As she put it, “We don’t force them to do reporting because we experienced that. We were tired of being policed and we didn’t want to police the groups we work with. That’s why we developed a decolonial strategy where we do the work in house. We do monthly check-ins with partners and write the narrative reports and if they send us the receipts we will do the financial reporting for them. We don’t want to transform Indigenous groups and workers and refugees into an NGO if they don’t want to.”

“We really need to bring regional and local groups together to rethink the way we finance ourselves, so we can stop relying on foreign dollars.”

What Now for the Global NGO Community?

Pradichit is not the only one considering whether a silver lining of the demise of USAID might be to offer the opportunity to build a more democratic system.
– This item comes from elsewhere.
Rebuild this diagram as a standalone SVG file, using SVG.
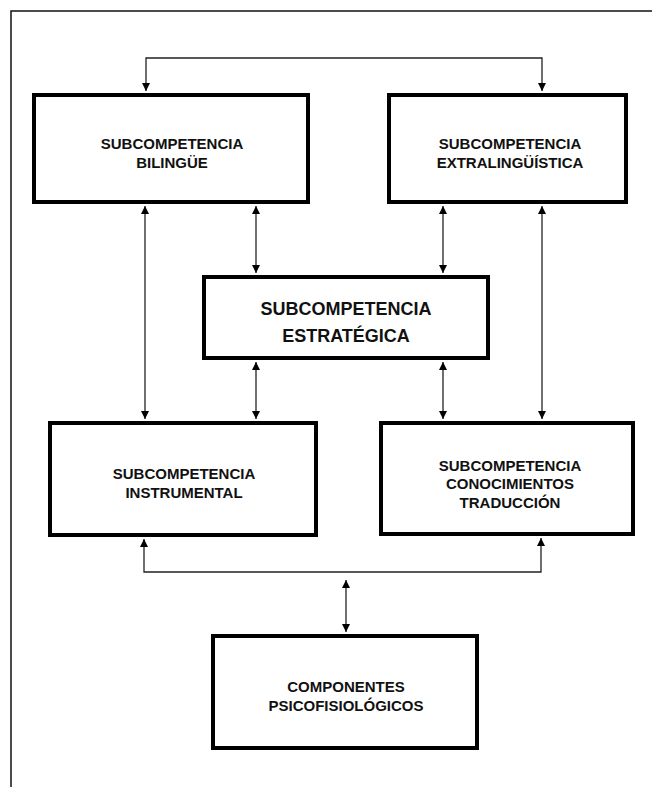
<svg xmlns="http://www.w3.org/2000/svg" width="652" height="787" viewBox="0 0 652 787">
<style>
.box{fill:#fff;stroke:#000;stroke-width:4}
.t{font-family:"Liberation Sans",Arial,sans-serif;font-weight:bold;font-size:15px;fill:#111;text-anchor:middle}
.t2{font-size:18px}
.c{fill:none;stroke:#222;stroke-width:1.3;marker-start:url(#a);marker-end:url(#a)}
.frame{fill:none;stroke:#111;stroke-width:1.5}
</style>
<defs>
<marker id="a" viewBox="0 0 10 10" refX="10" refY="5" markerWidth="8" markerHeight="8" markerUnits="userSpaceOnUse" orient="auto-start-reverse">
<path d="M0,0 L10,5 L0,10 Z" fill="#000"/>
</marker>
</defs>
<rect width="652" height="787" fill="#fff"/>
<path class="frame" d="M11,787 V11 H652"/>
<g id="connectors">
<path class="c" d="M146,91 V58 H542 V91"/>
<path class="c" d="M145,206 V419"/>
<path class="c" d="M256,206 V273"/>
<path class="c" d="M443,206 V273"/>
<path class="c" d="M542,206 V419"/>
<path class="c" d="M256,362 V419"/>
<path class="c" d="M443,362 V419"/>
<path class="c" d="M144,539 V572 H541 V538"/>
<path class="c" d="M346,580 V632"/>
</g>
<g id="bilingue">
<rect class="box" x="34" y="95" width="274" height="107"/>
<text class="t" x="172" y="149">SUBCOMPETENCIA</text>
<text class="t" x="172" y="168">BILINGÜE</text>
</g>
<g id="extralinguistica">
<rect class="box" x="389" y="95" width="237" height="107"/>
<text class="t" x="510" y="149">SUBCOMPETENCIA</text>
<text class="t" x="510" y="168">EXTRALINGÜÍSTICA</text>
</g>
<g id="estrategica">
<rect class="box" x="204" y="277" width="284" height="81"/>
<text class="t t2" x="346" y="315">SUBCOMPETENCIA</text>
<text class="t t2" x="346" y="342">ESTRATÉGICA</text>
</g>
<g id="instrumental">
<rect class="box" x="50" y="423" width="266" height="112"/>
<text class="t" x="184" y="479">SUBCOMPETENCIA</text>
<text class="t" x="184" y="498">INSTRUMENTAL</text>
</g>
<g id="conocimientos">
<rect class="box" x="381" y="423" width="252" height="111"/>
<text class="t" x="510" y="471">SUBCOMPETENCIA</text>
<text class="t" x="510" y="489">CONOCIMIENTOS</text>
<text class="t" x="510" y="508">TRADUCCIÓN</text>
</g>
<g id="componentes">
<rect class="box" x="213" y="636" width="264" height="112"/>
<text class="t" x="346" y="692">COMPONENTES</text>
<text class="t" x="346" y="711">PSICOFISIOLÓGICOS</text>
</g>
</svg>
Collective Diaspora, an international group of Black co-op organizers, noted that “for Black solidarity economy organizers, this moment calls for a radical reimagining of how cooperative economies are built and sustained—free from neocolonial purse strings and rooted in community self-determination, cross border collaboration, and diasporic solidarity.”

For Pradichit, building more decolonial systems moving forward starts with a dose of realism: “We need to rethink the development field. We need to accept the reality.” She added that for her and Manushya this involves a shift in thinking from a quantitative growth focus to a focus on quality and meeting local needs. “We need to focus on what we do best. I don’t think we need to do everything,” she said.

While in Washington, DC, this past July, Pradichit said she noticed widespread denial among many in the DC-based global development community. Many, she said, were looking to “find funding to grow again, instead of accepting the reality that maybe you aren’t going to grow again.” This shutdown of USAID, she added, marks “the end of the NGO world as we used to experience it.”

“We really need to bring regional and local groups together to rethink the way we finance ourselves, so we can stop relying on foreign dollars.”